Yankee Stadium Gives Out Free Food… Sort Of

One of the biggest allures of seeing a baseball game is the food. Sure, all sports’ stadiums sell food of some sort, but only baseball has the deep emotional connection to hot dogs, nachos, and all the other sensory overloaders that come with an evening at the ballpark.

Yankees Hot Dog
(Yum.)

So it would seem that the best food - moldy hot dog buns aside - would have to come from Yankee Stadium, right? But how are you going to actually find out without buying a ticket then dropping like $15 on a pretzel or whatever they charge? Well, there is a way to get free food from the game. There’s a tiny, miniscule little catch, though.

You have to be homeless. Yes, according to the NEW YORK TIMES, Yankee Stadium donates its prepared, unserved food to the needy after every game:

Into the 11th inning and after the game, the food came off freight elevators from luxury boxes, clubs and concession stands, in metal trays, on rolling racks and in boxes.

Carl Thomas, a warehouse worker recovering from his own hard times, packs the prepared, unserved food that is delivered after each game to hungry people.

“I just feel good doing this, you know?” Thomas said in a quiet, gravelly voice.

The food was headed to a local church, not to a distant landfill, because of Rock and Wrap It Up, an antipoverty think tank that arranges for churches, shelters and agencies to pick up postgame and postconcert leftovers for their pantries, food banks and soup kitchens.
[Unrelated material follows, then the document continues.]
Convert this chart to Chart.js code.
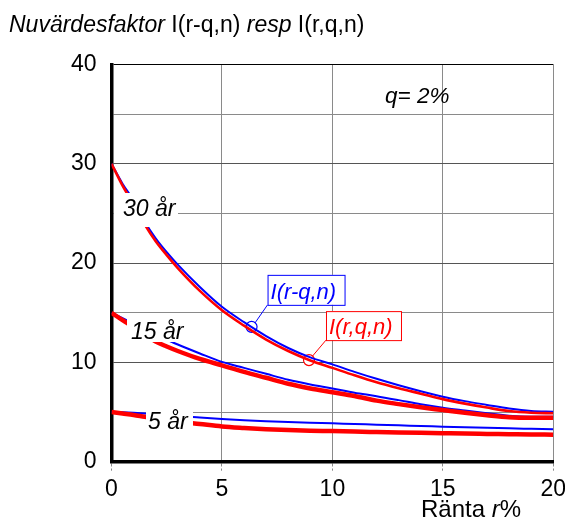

Bully on you, Yankee Stadium! One of the greatest injustices about American society is the sheer amount of food wasted while people go hungry. Sure, the hungry sometimes have some agency in the circumstances that led them to needing to eat at food shelters, and we’re not discounting that. But when you’re hungry, you’re hungry, and the larger issues of “enabling” sort of fall by the wayside.

The program has been going on for nearly 20 years, though it’s the first time we’d heard of it or any program like it (then again, publicity doesn’t do them as much good as it does for “normal” charities). But it stands to reason, after all, that with such large amounts of food being prepared, the only thing keeping it from going to the needy instead of the dumpster is an efficient, reliable method of delivery. Sure, it doesn’t have to be efficient or reliable, we suppose, but in terms of long-term sustainability, they kind of help.

But we’re getting away from the topic at hand: the Yankees’ organization doing something good for their community and not acting like the money-grabbing buttholes we usually think of them as. Kudos.